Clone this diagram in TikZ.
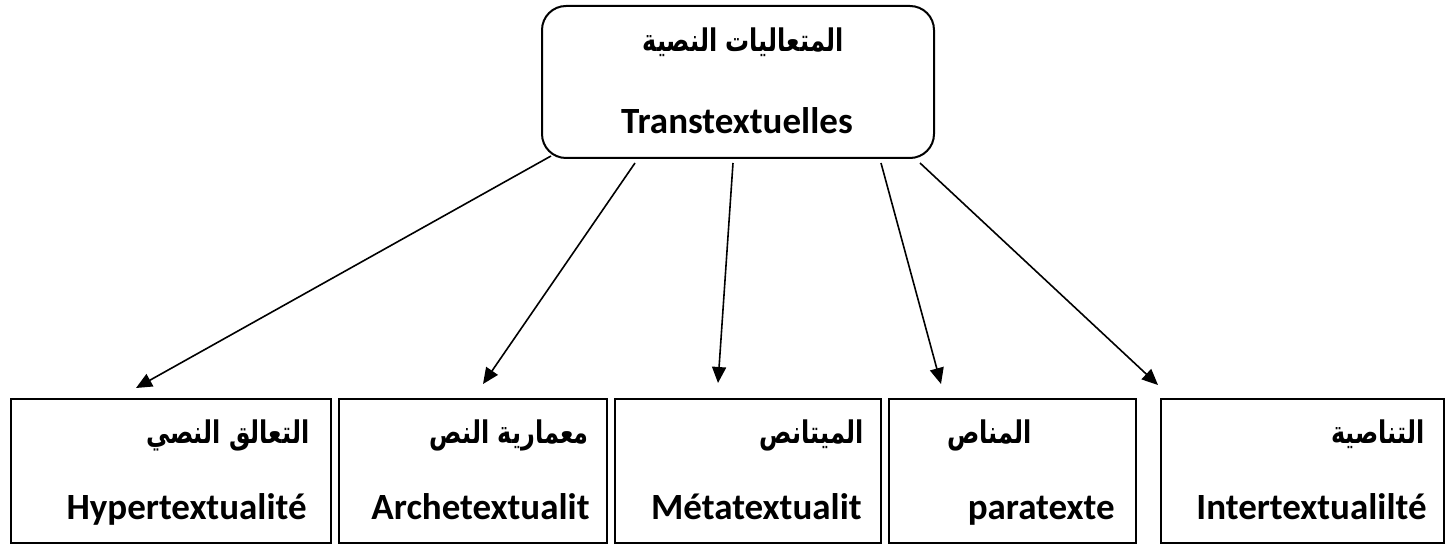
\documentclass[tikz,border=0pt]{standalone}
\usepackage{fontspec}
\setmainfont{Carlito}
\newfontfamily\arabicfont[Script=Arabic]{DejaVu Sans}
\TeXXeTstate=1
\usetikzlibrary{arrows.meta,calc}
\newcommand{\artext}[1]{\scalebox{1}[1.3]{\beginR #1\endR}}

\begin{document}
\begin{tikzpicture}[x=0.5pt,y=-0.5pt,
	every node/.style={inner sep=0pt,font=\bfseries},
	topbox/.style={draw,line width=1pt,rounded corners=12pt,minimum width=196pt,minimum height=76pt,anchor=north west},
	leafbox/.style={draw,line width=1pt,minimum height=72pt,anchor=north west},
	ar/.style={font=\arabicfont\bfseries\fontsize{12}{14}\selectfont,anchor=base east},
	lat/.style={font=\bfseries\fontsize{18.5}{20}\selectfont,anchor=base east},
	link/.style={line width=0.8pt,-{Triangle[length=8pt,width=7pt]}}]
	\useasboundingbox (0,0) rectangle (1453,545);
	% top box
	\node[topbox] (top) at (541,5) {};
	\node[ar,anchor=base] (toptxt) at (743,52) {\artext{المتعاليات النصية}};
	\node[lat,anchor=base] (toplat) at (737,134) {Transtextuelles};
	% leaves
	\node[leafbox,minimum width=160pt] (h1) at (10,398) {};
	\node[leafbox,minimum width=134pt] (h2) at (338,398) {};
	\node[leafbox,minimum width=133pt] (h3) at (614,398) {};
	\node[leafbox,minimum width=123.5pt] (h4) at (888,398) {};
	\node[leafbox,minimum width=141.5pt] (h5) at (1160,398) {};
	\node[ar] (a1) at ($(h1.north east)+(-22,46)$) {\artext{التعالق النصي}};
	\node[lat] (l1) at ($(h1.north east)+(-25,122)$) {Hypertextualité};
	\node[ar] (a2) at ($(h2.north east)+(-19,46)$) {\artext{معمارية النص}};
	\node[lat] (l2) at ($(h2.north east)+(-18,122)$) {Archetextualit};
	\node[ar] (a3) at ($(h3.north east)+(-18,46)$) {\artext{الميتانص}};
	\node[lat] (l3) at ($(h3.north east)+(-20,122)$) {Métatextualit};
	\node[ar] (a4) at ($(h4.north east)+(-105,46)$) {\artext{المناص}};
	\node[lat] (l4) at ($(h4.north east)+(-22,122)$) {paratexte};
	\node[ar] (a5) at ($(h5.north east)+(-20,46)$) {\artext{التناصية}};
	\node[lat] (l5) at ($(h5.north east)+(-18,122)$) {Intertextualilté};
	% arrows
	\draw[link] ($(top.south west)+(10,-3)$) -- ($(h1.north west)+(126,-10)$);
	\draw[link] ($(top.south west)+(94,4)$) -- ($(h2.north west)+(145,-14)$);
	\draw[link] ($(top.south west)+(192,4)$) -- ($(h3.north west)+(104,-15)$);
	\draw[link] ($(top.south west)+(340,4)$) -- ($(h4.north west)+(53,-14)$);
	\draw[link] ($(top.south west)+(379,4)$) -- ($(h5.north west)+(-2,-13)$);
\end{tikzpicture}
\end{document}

════════════════

* REQUIRED WORK
Would you set down the listing exactly, omitting pictures?

* SOLUTION TO THIS PROBLEM
Clone this diagram in TikZ.
\documentclass[tikz,border=0pt]{standalone}
\usepackage{fontspec}
\setmainfont{Carlito}
\newfontfamily\arabicfont[Script=Arabic]{DejaVu Sans}
\TeXXeTstate=1
\usetikzlibrary{arrows.meta,calc}
\newcommand{\artext}[1]{\scalebox{1}[1.3]{\beginR #1\endR}}

\begin{document}
\begin{tikzpicture}[x=0.5pt,y=-0.5pt,
	every node/.style={inner sep=0pt,font=\bfseries},
	topbox/.style={draw,line width=1pt,rounded corners=12pt,minimum width=196pt,minimum height=76pt,anchor=north west},
	leafbox/.style={draw,line width=1pt,minimum height=72pt,anchor=north west},
	ar/.style={font=\arabicfont\bfseries\fontsize{12}{14}\selectfont,anchor=base east},
	lat/.style={font=\bfseries\fontsize{18.5}{20}\selectfont,anchor=base east},
	link/.style={line width=0.8pt,-{Triangle[length=8pt,width=7pt]}}]
	\useasboundingbox (0,0) rectangle (1453,545);
	% top box
	\node[topbox] (top) at (541,5) {};
	\node[ar,anchor=base] (toptxt) at (743,52) {\artext{المتعاليات النصية}};
	\node[lat,anchor=base] (toplat) at (737,134) {Transtextuelles};
	% leaves
	\node[leafbox,minimum width=160pt] (h1) at (10,398) {};
	\node[leafbox,minimum width=134pt] (h2) at (338,398) {};
	\node[leafbox,minimum width=133pt] (h3) at (614,398) {};
	\node[leafbox,minimum width=123.5pt] (h4) at (888,398) {};
	\node[leafbox,minimum width=141.5pt] (h5) at (1160,398) {};
	\node[ar] (a1) at ($(h1.north east)+(-22,46)$) {\artext{التعالق النصي}};
	\node[lat] (l1) at ($(h1.north east)+(-25,122)$) {Hypertextualité};
	\node[ar] (a2) at ($(h2.north east)+(-19,46)$) {\artext{معمارية النص}};
	\node[lat] (l2) at ($(h2.north east)+(-18,122)$) {Archetextualit};
	\node[ar] (a3) at ($(h3.north east)+(-18,46)$) {\artext{الميتانص}};
	\node[lat] (l3) at ($(h3.north east)+(-20,122)$) {Métatextualit};
	\node[ar] (a4) at ($(h4.north east)+(-105,46)$) {\artext{المناص}};
	\node[lat] (l4) at ($(h4.north east)+(-22,122)$) {paratexte};
	\node[ar] (a5) at ($(h5.north east)+(-20,46)$) {\artext{التناصية}};
	\node[lat] (l5) at ($(h5.north east)+(-18,122)$) {Intertextualilté};
	% arrows
	\draw[link] ($(top.south west)+(10,-3)$) -- ($(h1.north west)+(126,-10)$);
	\draw[link] ($(top.south west)+(94,4)$) -- ($(h2.north west)+(145,-14)$);
	\draw[link] ($(top.south west)+(192,4)$) -- ($(h3.north west)+(104,-15)$);
	\draw[link] ($(top.south west)+(340,4)$) -- ($(h4.north west)+(53,-14)$);
	\draw[link] ($(top.south west)+(379,4)$) -- ($(h5.north west)+(-2,-13)$);
\end{tikzpicture}
\end{document}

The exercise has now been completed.